If the faith were to spread in its spiritual depth in Africa, this would have incredible consequences for the continent. A deep commitment to God transforms every human being. He thus discovers his true calling, the truth about himself and his being. The closer a person’s relationship with God is, the greater he also grows in true love. Of course, this also has consequences for his actions. Someone who has grown more and more in love will not do criminal acts. Someone who has an enormous amount of love in him, is ready to give his life for others (Jn 15,13) and thus opens the spiral of violence that has built up in many conflict situations.

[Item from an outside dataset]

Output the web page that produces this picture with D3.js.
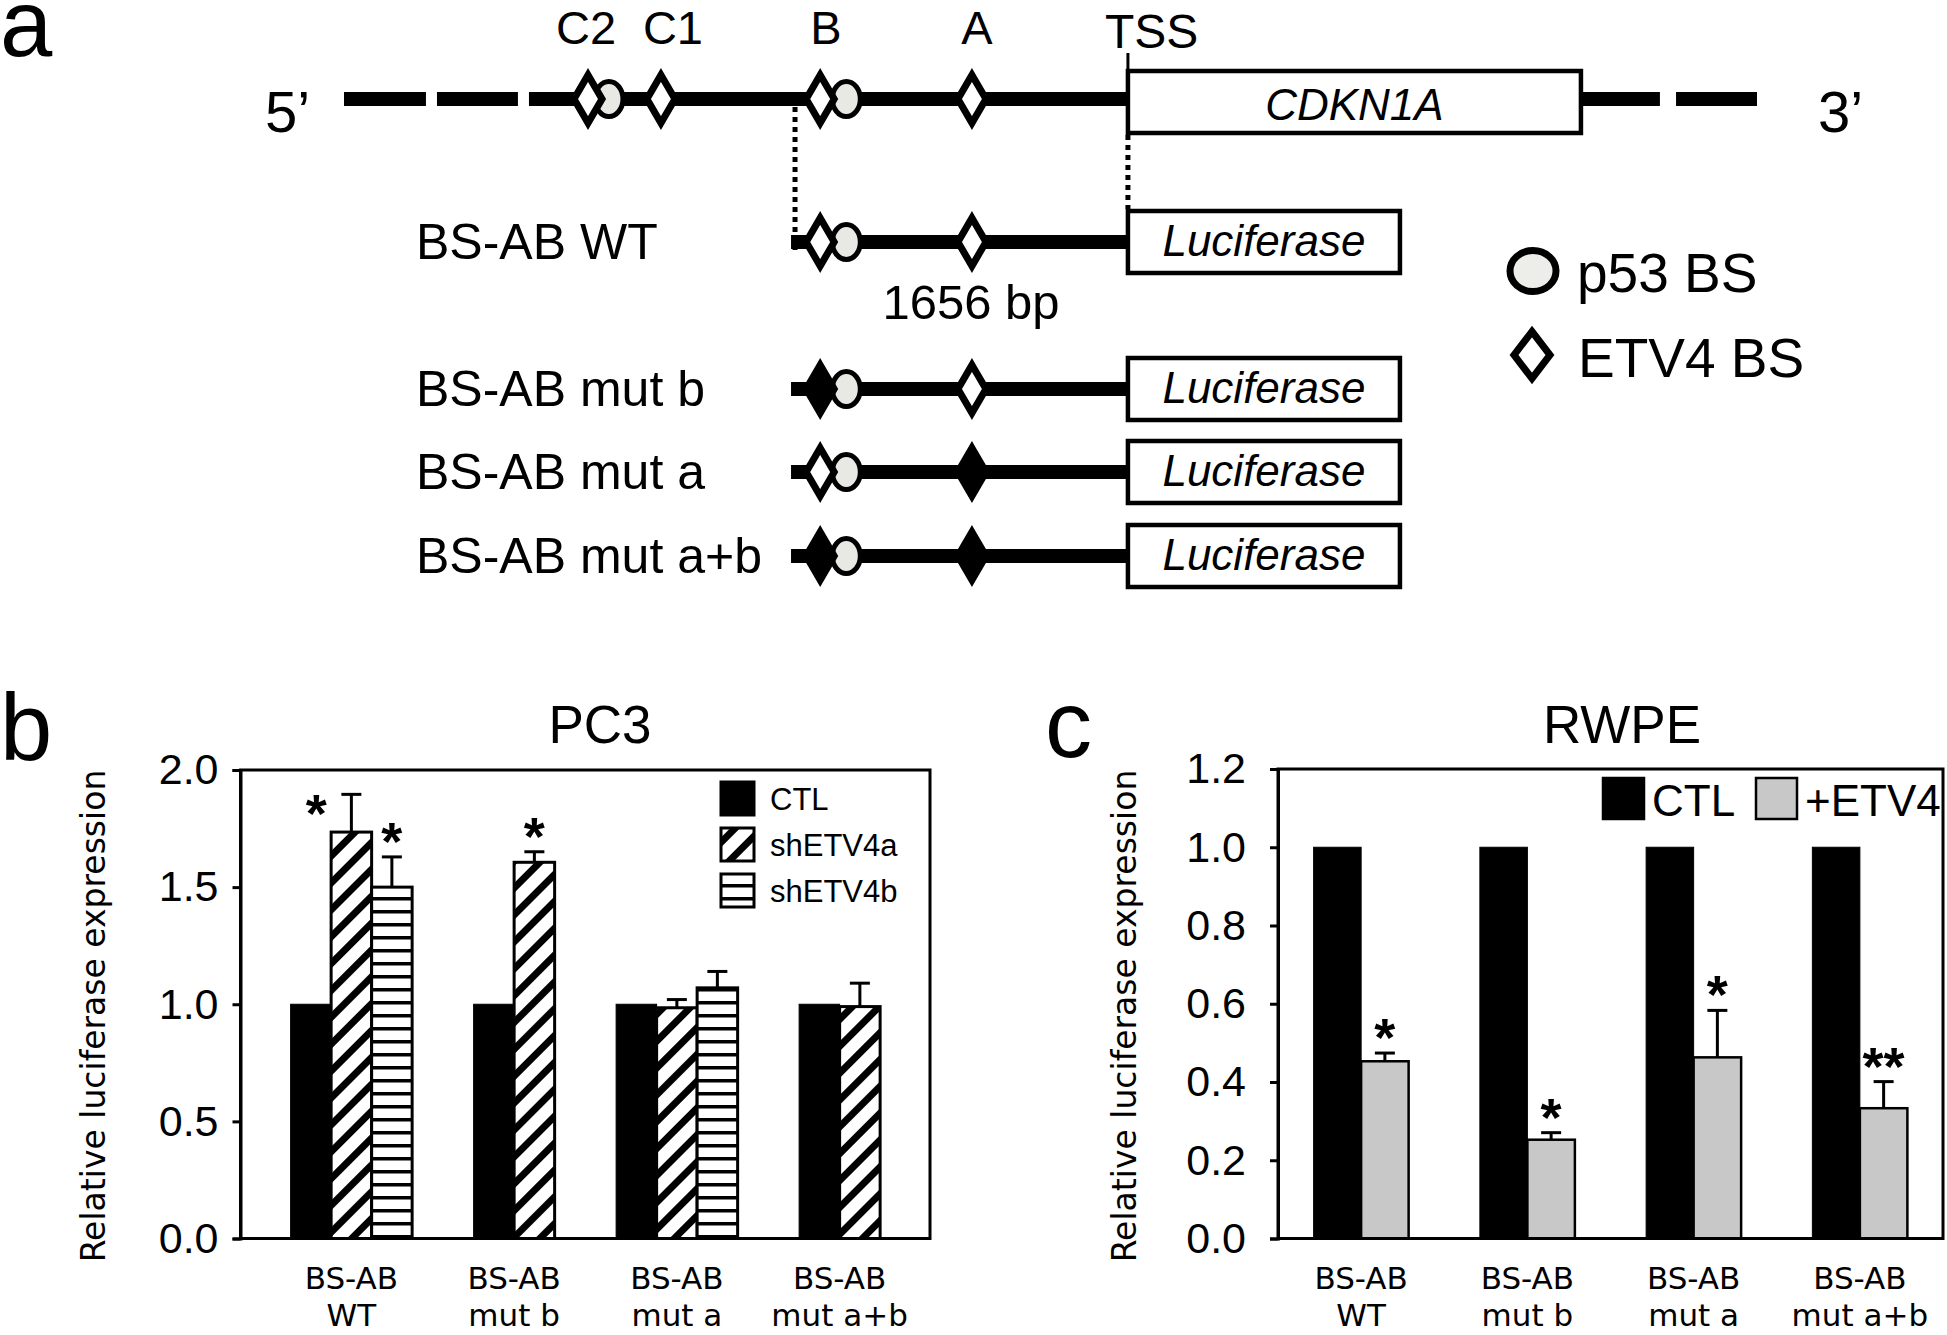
<!DOCTYPE html>
<html><head><meta charset="utf-8">
<script src="https://cdn.jsdelivr.net/npm/d3@7"></script>
<style>html,body{margin:0;padding:0;background:#fff}svg{display:block}</style>
</head><body>
<svg id="fig" width="1947" height="1335"></svg>
<script>
// ================= DATA =================
// Panel a: schematic positions (schematic units 0..100 along the locus)
const geneSegments = [[0,5.80],[6.58,12.31],[13.09,55.48],[87.54,93.13],[94.27,100]];
const siteNames = ["C2","C1","B","A"];
const siteLabelPos = [17.13, 23.28, 34.11, 44.80];
const p53Sites = [18.75, 35.55];
const etv4Sites = [17.27, 22.43, 33.70, 44.44];
const tssPos = 55.48, geneEnd = 87.54, constructStart = 31.92, lucEnd = 74.73;
const constructNames = ["BS-AB WT","BS-AB mut b","BS-AB mut a","BS-AB mut a+b"];
const constructP53 = [35.55];
const constructEtv4 = [33.70, 44.44];
const mutatedB = [false, true, false, true];
const mutatedA = [false, false, true, true];

// Panel b: PC3
const categories = [["BS-AB","WT"],["BS-AB","mut b"],["BS-AB","mut a"],["BS-AB","mut a+b"]];
const pc3Series = ["CTL","shETV4a","shETV4b"];
const pc3CTL = [1.0, 1.0, 1.0, 1.0];
const pc3ShA = [1.735, 1.606, 0.985, 0.99];
const pc3ShAErr = [0.161, 0.045, 0.035, 0.10];
const pc3ShB = [1.50, null, 1.07, null];
const pc3ShBErr = [0.129, null, 0.07, null];
const pc3StarSeries = [["shETV4a","shETV4b"],["shETV4a"],[],[]];
const pc3Ticks = [0.0, 0.5, 1.0, 1.5, 2.0];

// Panel c: RWPE
const rwpeSeries = ["CTL","+ETV4"];
const rwpeCTL = [1.0, 1.0, 1.0, 1.0];
const rwpeETV4 = [0.453, 0.2525, 0.463, 0.333];
const rwpeETV4Err = [0.021, 0.018, 0.12, 0.068];
const rwpeStars = ["*","*","*","**"];
const rwpeTicks = [0.0, 0.2, 0.4, 0.6, 0.8, 1.0, 1.2];

// ================= DRAW =================
const SANS = "'Liberation Sans', Arial, Helvetica, sans-serif";
const VERD = "'DejaVu Sans', Verdana, sans-serif";
const svg = d3.select("#fig");
svg.append("rect").attr("width",1947).attr("height",1335).attr("fill","#fff");
const defs = svg.append("defs");
const pd = defs.append("pattern").attr("id","diag").attr("patternUnits","userSpaceOnUse")
  .attr("width",19).attr("height",19).attr("patternTransform","rotate(45)");
pd.append("rect").attr("width",19).attr("height",19).attr("fill","#fff");
pd.append("rect").attr("width",7).attr("height",19).attr("fill","#000");
const ph = defs.append("pattern").attr("id","horiz").attr("patternUnits","userSpaceOnUse")
  .attr("width",10).attr("height",13);
ph.append("rect").attr("width",10).attr("height",13).attr("fill","#fff");
ph.append("rect").attr("width",10).attr("height",3.5).attr("fill","#000");

function txt(g, x, y, s, size, opts={}) {
  return g.append("text").attr("x",x).attr("y",y).text(s)
    .attr("font-family", opts.family || SANS).attr("font-size", size)
    .attr("font-style", opts.italic ? "italic" : "normal")
    .attr("font-weight", opts.bold ? "bold" : "normal")
    .attr("text-anchor", opts.anchor || "start").attr("fill","#000");
}
const diamondPath = (w,h) => `M0,${-h}L${w},0L0,${h}L${-w},0Z`;

// ---------- Panel a ----------
const A = svg.append("g");
txt(A, 0, 56, "a", 94);
const sx = d3.scaleLinear().domain([0,100]).range([344,1757]);
const geneY = 99, lineW = 14;

A.selectAll("line.seg").data(geneSegments).join("line").attr("class","seg")
  .attr("x1",d=>sx(d[0])).attr("x2",d=>sx(d[1])).attr("y1",geneY).attr("y2",geneY)
  .attr("stroke","#000").attr("stroke-width",lineW);
txt(A, 265, 132, "5\u2019", 58);
txt(A, 1818, 132, "3\u2019", 58);
// gene box
A.append("rect").attr("x",sx(tssPos)).attr("y",71).attr("width",sx(geneEnd)-sx(tssPos)).attr("height",62)
  .attr("fill","#fff").attr("stroke","#000").attr("stroke-width",4.5);
txt(A, (sx(tssPos)+sx(geneEnd))/2, 120, "CDKN1A", 44, {italic:true, anchor:"middle"});
// TSS
A.append("line").attr("x1",sx(tssPos)).attr("x2",sx(tssPos)).attr("y1",53).attr("y2",71)
  .attr("stroke","#000").attr("stroke-width",3);
txt(A, sx(tssPos)-23, 48, "TSS", 48);
// site labels
siteNames.forEach((n,i)=> txt(A, sx(siteLabelPos[i]), 44, n, 47, {anchor:"middle"}));
// sites on gene
A.selectAll("ellipse.g").data(p53Sites).join("ellipse").attr("class","g")
  .attr("cx",d=>sx(d)).attr("cy",geneY).attr("rx",14).attr("ry",17.5)
  .attr("fill","#e8e8e4").attr("stroke","#000").attr("stroke-width",5);
A.selectAll("path.g").data(etv4Sites).join("path").attr("class","g")
  .attr("transform",d=>`translate(${sx(d)},${geneY})`).attr("d",diamondPath(14,24))
  .attr("fill","#fff").attr("stroke","#000").attr("stroke-width",7).attr("stroke-linejoin","miter");
// dotted guide lines
A.append("line").attr("x1",sx(constructStart)).attr("x2",sx(constructStart)).attr("y1",107).attr("y2",250)
  .attr("stroke","#000").attr("stroke-width",5).attr("stroke-dasharray","5,5");
A.append("line").attr("x1",sx(tssPos)).attr("x2",sx(tssPos)).attr("y1",135).attr("y2",209)
  .attr("stroke","#000").attr("stroke-width",5).attr("stroke-dasharray","5,5");

// constructs
const rowY = [242, 389, 472, 556];
constructNames.forEach((name,i)=>{
  const y = rowY[i];
  const g = A.append("g");
  txt(g, 416, y+17, name, 50);
  g.append("line").attr("x1",sx(constructStart)-4).attr("x2",sx(tssPos)).attr("y1",y).attr("y2",y)
    .attr("stroke","#000").attr("stroke-width",lineW);
  g.selectAll("ellipse").data(constructP53).join("ellipse")
    .attr("cx",d=>sx(d)).attr("cy",y).attr("rx",14).attr("ry",17.5)
    .attr("fill","#e8e8e4").attr("stroke","#000").attr("stroke-width",5);
  const muts = [mutatedB[i], mutatedA[i]];
  g.selectAll("path").data(constructEtv4).join("path")
    .attr("transform",d=>`translate(${sx(d)},${y})`).attr("d",diamondPath(14,24))
    .attr("fill",(d,j)=>muts[j]?"#000":"#fff").attr("stroke","#000").attr("stroke-width",7);
  g.append("rect").attr("x",sx(tssPos)).attr("y",y-31).attr("width",sx(lucEnd)-sx(tssPos)).attr("height",62)
    .attr("fill","#fff").attr("stroke","#000").attr("stroke-width",4.5);
  txt(g, (sx(tssPos)+sx(lucEnd))/2, y+14, "Luciferase", 44, {italic:true, anchor:"middle"});
});
txt(A, 971, 319, "1656 bp", 49, {anchor:"middle"});
// legend
A.append("ellipse").attr("cx",1533).attr("cy",271).attr("rx",23).attr("ry",20.5)
  .attr("fill","#ededea").attr("stroke","#000").attr("stroke-width",7);
txt(A, 1577, 292, "p53 BS", 55);
A.append("path").attr("transform","translate(1532,355)").attr("d",diamondPath(18,23.5))
  .attr("fill","#fff").attr("stroke","#000").attr("stroke-width",7);
txt(A, 1578, 377, "ETV4 BS", 55);

// ---------- bar chart helper ----------
function barPanel(cfg){
  const g = svg.append("g");
  const y = d3.scaleLinear().domain(cfg.domain).range([cfg.bottom, cfg.top]);
  const x = d3.scaleBand().domain(d3.range(categories.length)).range(cfg.bandRange).padding(0);
  cfg.groups.forEach((bars,gi)=>{
    const c = x(gi) + x.bandwidth()/2;
    const n = bars.length;
    bars.forEach((b,bi)=>{
      const x0 = c - n*cfg.bw/2 + bi*cfg.bw;
      const yt = y(b.v);
      if (b.err) {
        g.append("line").attr("x1",x0+cfg.bw/2).attr("x2",x0+cfg.bw/2).attr("y1",yt).attr("y2",y(b.v+b.err))
          .attr("stroke","#000").attr("stroke-width",3);
        g.append("line").attr("x1",x0+cfg.bw/2-10).attr("x2",x0+cfg.bw/2+10).attr("y1",y(b.v+b.err)).attr("y2",y(b.v+b.err))
          .attr("stroke","#000").attr("stroke-width",3);
      }
      g.append("rect").attr("x",x0).attr("y",yt).attr("width",cfg.bw).attr("height",y(0)-yt)
        .attr("fill",b.fill).attr("stroke","#000").attr("stroke-width",b.sw);
      if (b.star) {
        const sx0 = b.starLeft ? x0+cfg.bw/2-35 : x0+cfg.bw/2;
        const sy0 = b.starLeft ? yt : y(b.v+b.err)+3;
        txt(g, sx0, sy0, b.star, 54, {bold:true, anchor:"middle"});
      }
    });
  });
  g.append("rect").attr("x",cfg.left).attr("y",cfg.top).attr("width",cfg.right-cfg.left).attr("height",cfg.bottom-cfg.top)
    .attr("fill","none").attr("stroke","#000").attr("stroke-width",3);
  const ax = g.append("g").attr("transform",`translate(${cfg.left},0)`)
    .call(d3.axisLeft(y).tickValues(cfg.ticks).tickFormat(d3.format(".1f")).tickSize(8).tickPadding(cfg.tickPad));
  ax.select(".domain").attr("stroke-width",3);
  ax.selectAll(".tick line").attr("stroke-width",3);
  ax.selectAll(".tick text").attr("font-family",SANS).attr("font-size",43).attr("fill","#000");
  categories.forEach((lines,gi)=>{
    const c = x(gi)+x.bandwidth()/2;
    const t = g.append("text").attr("font-family",VERD).attr("font-size",31).attr("text-anchor","middle");
    t.append("tspan").attr("x",c).attr("y",1289).text(lines[0]);
    t.append("tspan").attr("x",c).attr("y",1326).text(lines[1]);
  });
  g.append("text").attr("transform",`translate(${cfg.titleX},1016) rotate(-90)`)
    .attr("font-family",VERD).attr("font-size",33).attr("text-anchor","middle")
    .attr("dominant-baseline","central").text("Relative luciferase expression");
  txt(g, cfg.headX, 743, cfg.head, 53, {anchor:"middle"});
  return g;
}

// ---------- Panel b ----------
const pc3Groups = categories.map((c,i)=>{
  const arr = [{v:pc3CTL[i], fill:"#000", sw:1}];
  arr.push({v:pc3ShA[i], err:pc3ShAErr[i], fill:"url(#diag)", sw:3,
    star: pc3StarSeries[i].includes("shETV4a") ? "*" : null, starLeft: i===0});
  if (pc3ShB[i]!==null) arr.push({v:pc3ShB[i], err:pc3ShBErr[i], fill:"url(#horiz)", sw:3,
    star: pc3StarSeries[i].includes("shETV4b") ? "*" : null});
  return arr;
});
const B = barPanel({domain:[0,2], top:770, bottom:1238.5, left:240.5, right:930, bandRange:[270,921],
  bw:40.5, groups:pc3Groups, ticks:pc3Ticks, tickPad:14, titleX:93, headX:600, head:"PC3"});
txt(B, 0, 760, "b", 94);
const legFills = ["#000","url(#diag)","url(#horiz)"];
pc3Series.forEach((s,i)=>{
  const yy = 782 + i*46;
  B.append("rect").attr("x",721).attr("y",yy).attr("width",33).attr("height",33)
    .attr("fill",legFills[i]).attr("stroke","#000").attr("stroke-width",3);
  txt(B, 770, yy+28, s, 31);
});

// ---------- Panel c ----------
const rwpeGroups = categories.map((c,i)=>[
  {v:rwpeCTL[i], fill:"#000", sw:1},
  {v:rwpeETV4[i], err:rwpeETV4Err[i], fill:"#c8c8c8", sw:2.5, star:rwpeStars[i]}
]);
const C = barPanel({domain:[0,1.2], top:769, bottom:1238.5, left:1278, right:1943, bandRange:[1278,1943],
  bw:47.5, groups:rwpeGroups, ticks:rwpeTicks, tickPad:24, titleX:1124, headX:1622, head:"RWPE"});
txt(C, 1045, 757, "c", 94);
const legC = [{x:1603, fill:"#000"}, {x:1756, fill:"#c8c8c8"}];
rwpeSeries.forEach((s,i)=>{
  C.append("rect").attr("x",legC[i].x).attr("y",778).attr("width",41).attr("height",41)
    .attr("fill",legC[i].fill).attr("stroke","#000").attr("stroke-width",2.5);
  txt(C, legC[i].x+49, 816, s, 44);
});
</script>
</body></html>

At the same time, Christ also gives an answer to the meaning of suffering: In the suffering of the Cross, the fruit of true love is revealed. When illness, poverty or other suffering is sacrificed, an incredible potential of love emerges from it. There are enough examples of this from the lives of the saints, but also very concretely from the lives of people in Africa who live in the midst of terror and violence, suffering and persecution of Christians, and yet say “yes” to God and to life. These people say that it is not always easy to forgive their enemies. But they try anew every day and are thus a living example of true and genuine love.
Is this growth evidence that Christians are standing up to the threats by those who don’t want Christians to survive on the continent?
It is true, that in those areas where Christians are persecuted for their faith, the faith of the people has reached an incredible depth. We met widows in Maiduguri (the city in Nigeria where Boko Haram was founded) who told us: “The terrorists can take everything from us; they can take our houses, they can take our churches, they can take our husbands and children – yes, they can even take our lives. But they cannot take our faith.”
People who are so deeply rooted in faith, who are so deeply gripped by the love of God, have a strength against which nothing can stand. In this sense, they also attract other people who can then in turn reach this depth of faith.